Show that $x^e\le e^x$ for all $x\gt 0$ and $x \in \mathbb {R}$

Question

I understand that this question may seem quite simple, but although I can see different ways of showing this, I don't understand how it follows from the context I was given (i.e why the second part of the question begins with "hence"). It may also help to bear in mind that I have only just started teaching myself calculus and so far I have only covered differential calculus up to the level taught in secondary schools.

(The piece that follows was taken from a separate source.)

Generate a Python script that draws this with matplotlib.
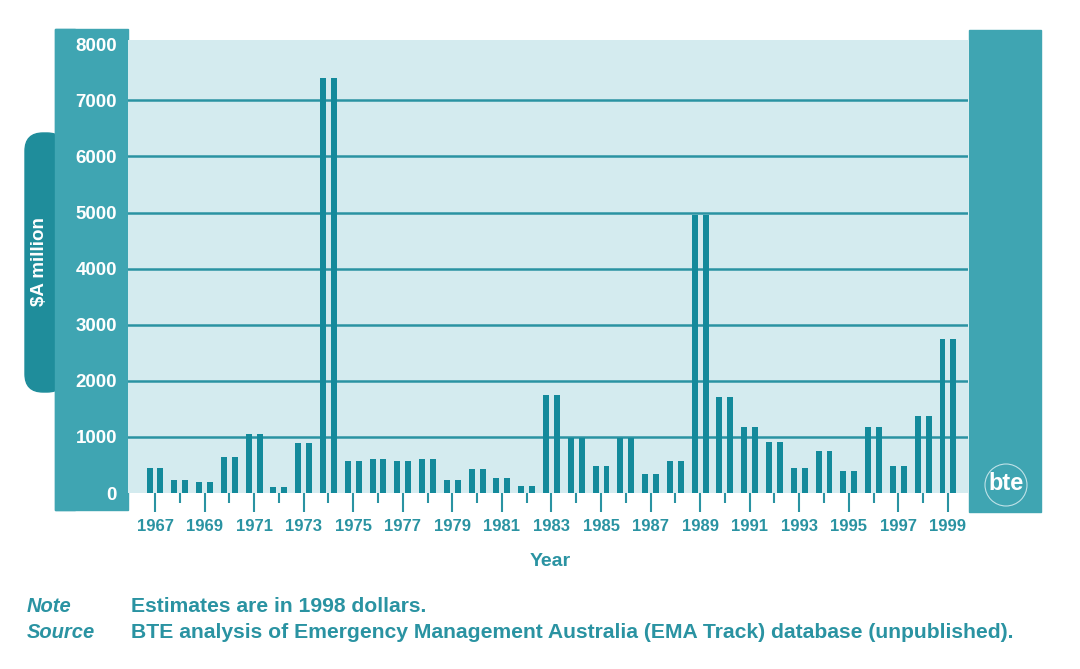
import numpy as np
import matplotlib
matplotlib.use("Agg")
import matplotlib.pyplot as plt
from matplotlib.patches import Rectangle, FancyBboxPatch, Circle

# values, $A million (1998 dollars)
years = list(range(1967, 2000))
costs = [440, 230, 200, 650, 1050, 100, 885, 7400, 570, 610,
         570, 600, 240, 430, 260, 125, 1750, 985, 490, 985,
         330, 570, 4960, 1705, 1180, 910, 440, 755, 400, 1180,
         490, 1370, 2745]
yticks = [0, 1000, 2000, 3000, 4000, 5000, 6000, 7000, 8000]

W, H = 1080, 669
teal = "#2a93a2"
bar_col = "#138a9b"
panel = "#3fa5b2"
pill = "#1f8d9b"
bg = "#d4ebef"
font = "Liberation Sans"

fig = plt.figure(figsize=(W / 100, H / 100), dpi=100)
fig.patch.set_facecolor("white")

def fx(px):
    return px / W

def fy(py):
    return 1 - py / H

# background layer in pixel coordinates
back = fig.add_axes([0, 0, 1, 1], zorder=-1)
back.set_xlim(0, W)
back.set_ylim(H, 0)
back.axis("off")
back.add_patch(Rectangle((55, 29), 73, 481, color=panel))
back.add_patch(Rectangle((969, 30), 72, 482, color=panel))
back.add_patch(FancyBboxPatch((25, 133), 40, 259,
                              boxstyle="round,pad=0,rounding_size=18", color=pill))
back.add_patch(Rectangle((55, 29), 20, 481, color=panel))
back.text(40, 262, "$A million", rotation=90, ha="center", va="center",
          color="white", fontsize=13.5, fontweight="bold", family=font)

# bte logo
back.text(1006, 484, "bte", ha="center", va="center", color="white",
          fontsize=17, fontweight="bold", family=font)
back.add_patch(Circle((1006, 485), 21, fill=False, ec="#bfe2e8", lw=0.8))

ax = fig.add_axes([fx(128), fy(493), fx(968) - fx(128), fy(40) - fy(493)])
ax.set_facecolor(bg)
ax.set_xlim(1965.91, 1999.81)
ax.set_ylim(0, 8075)

for v in yticks[1:-1]:
    ax.axhline(v, color=teal, lw=1.8, zorder=1)

x = np.array(years, dtype=float)
ax.bar(x - 0.22, costs, width=0.24, color=bar_col, zorder=2)
ax.bar(x + 0.22, costs, width=0.24, color=bar_col, zorder=2)

for s in ax.spines.values():
    s.set_visible(False)

ax.set_xticks([y for y in years if y % 2 == 1])
ax.set_xticks([y for y in years if y % 2 == 0], minor=True)
ax.tick_params(axis="x", which="major", length=13.5, width=1.5, color=teal,
               pad=5, labelcolor=teal, labelsize=12)
ax.tick_params(axis="x", which="minor", length=7, width=1.5, color=teal)
for lab in ax.get_xticklabels():
    lab.set_family(font)
    lab.set_fontweight("bold")

ax.set_yticks(yticks)
ax.tick_params(axis="y", length=0, pad=8, labelcolor="white", labelsize=13.5)
for lab in ax.get_yticklabels():
    lab.set_family(font)
    lab.set_fontweight("bold")

fig.text(fx(550), fy(562), "Year", ha="center", va="center", color=teal,
         fontsize=14, fontweight="bold", family=font)

fig.text(fx(27), fy(606), "Note", ha="left", va="center", color=teal, fontsize=14.5,
         fontweight="bold", style="italic", family=font)
fig.text(fx(27), fy(633), "Source", ha="left", va="center", color=teal, fontsize=14.5,
         fontweight="bold", style="italic", family=font)
fig.text(fx(131), fy(606), "Estimates are in 1998 dollars.", ha="left", va="center",
         color=teal, fontsize=15.2, fontweight="bold", family=font)
fig.text(fx(131), fy(633),
         "BTE analysis of Emergency Management Australia (EMA Track) database (unpublished).",
         ha="left", va="center", color=teal, fontsize=15.2, fontweight="bold", family=font)

fig.savefig("out.png", dpi=100)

The question is in two parts (I understand that to answer (i) you simply find $f'(x)$ and evaluate $f'(e)$ to show that it is equal to zero and is therefore, since there is only one stationary point which is a maximum point as implied by the question, the maximum point):

$f(x) = {\ln x\over x}$, $x\gt 0$

(i) Show that the maximum point on the graph of $y = f(x)$ occurs at the point $\left(e,\frac{1}{e}\right)$.

(ii) Hence, show that $x^e\le e^x$ for all $x\gt 0$

Any help would be greatly appreciated.

Answer 1

Consider the function $F(x)= x^{\frac 1x}$. We claim that $F(x)$ has a maximum at $x=e$. Indeed your $f(x)$ is $\log F(x)$ so this follows from what you have proved. But this then means that $$x^{\frac 1x}\leq e^{\frac 1e}\implies x^e\leq e^x$$

Answer 2

By i) you have determined

$f(x) = \frac {\ln x}x \le \frac 1e; \forall x > 0$.

So $e \ln x \le x$

So $e^{e\ln x} \le e^x$

And $e^{e\ln x}=(e^{\ln x})^e = x^e \le e^x$.

==

Part i) is a matter of taking $f'(x)$ and setting to zero.

$f'(x) = (\frac {\ln x}x)' = \ln x(-\frac 2{x^2}) + \frac 1x*\frac 1x = \frac{1- \ln x}{x^2}$

$f'(x) = 0 \implies$

$\ln x = 1$

$x = e$

$f''(x) = -\frac 1{x^2} - 2\ln x \frac 1{x^3} < 0$ for $x = e$ so $x=e; f(x) = \frac 1e$ is maximum and for all $x > 0; \frac {\ln x}x \le \frac 1e$.